Non lo dico io. Lo dicono studi chiari. Persino le teorie contemporanee del marketing lo sanno: chi denigra la concorrenza – ad esempio – alla lunga ne esce peggio di chi non lo fa. È dimostrato. Perché? Perché le persone normali (se esiste la normalità) in genere preferiscono le persone per bene (qualsiasi valore diate al concetto, non corrisponderà mai al diffamare).
Le altre sono disturbate e io non sono uno psicanalista: sono uno scrittore.
Insomma, siete proprio sicuri che il problema siano quelli che vanno in giro a distruggere gli altri con parole sprezzanti e menzogne? Chiunque parli male degli altri è perché non si sta occupando di fare bene. Per me finisce lì.
È anche il motivo per cui non ho segnalato l’abuso su Amazon, pur se facilmente dimostrabile.
A me interessa solo e soltanto scrivere; e farlo nel miglior modo possibile.
Scrivo per amore di scrittura.
Tutti quelli che credono, io non conosca la punteggiatura; invece. …Ciao!
Più passa il tempo, più la rete diventa un posto dove scaricare rabbia e frustrazione: tu parli delle recensioni, ma sui social è anche peggio. Per questo me ne sto lontano da quei posti: non ho bisogno di tutta quella cattiveria.
Vabbè, ma sono due temi diversi.
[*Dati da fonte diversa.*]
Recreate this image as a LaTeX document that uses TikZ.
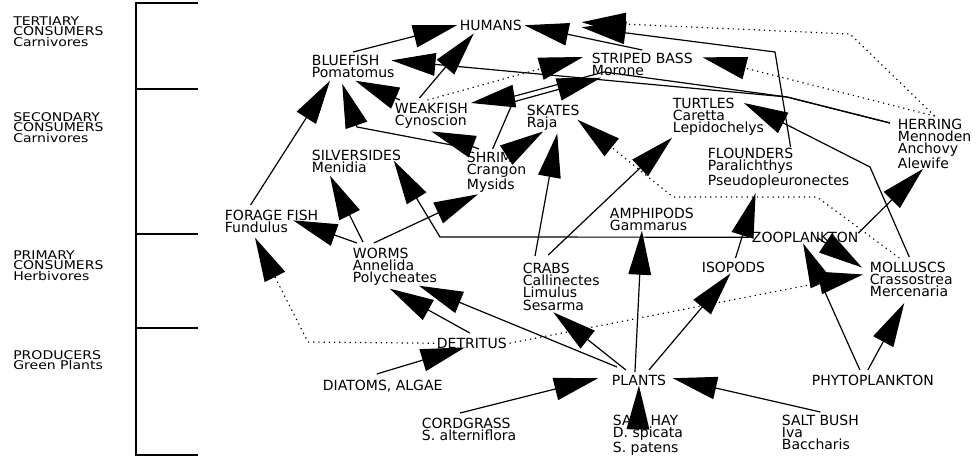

Qui si parlava esclusivamente delle recensioni ai romanzi su Amazon.
I social sono una bruttissima bestia, sì.
Sono due temi diversi, ma noto che spesso c’è la stessa cattiveria, la stessa voglia di distruggere l’altro, spesso gratuitamente. Ritengo che il tempo possa essere impiegato diversamente, per esempio cercando di fare le cose che interessano.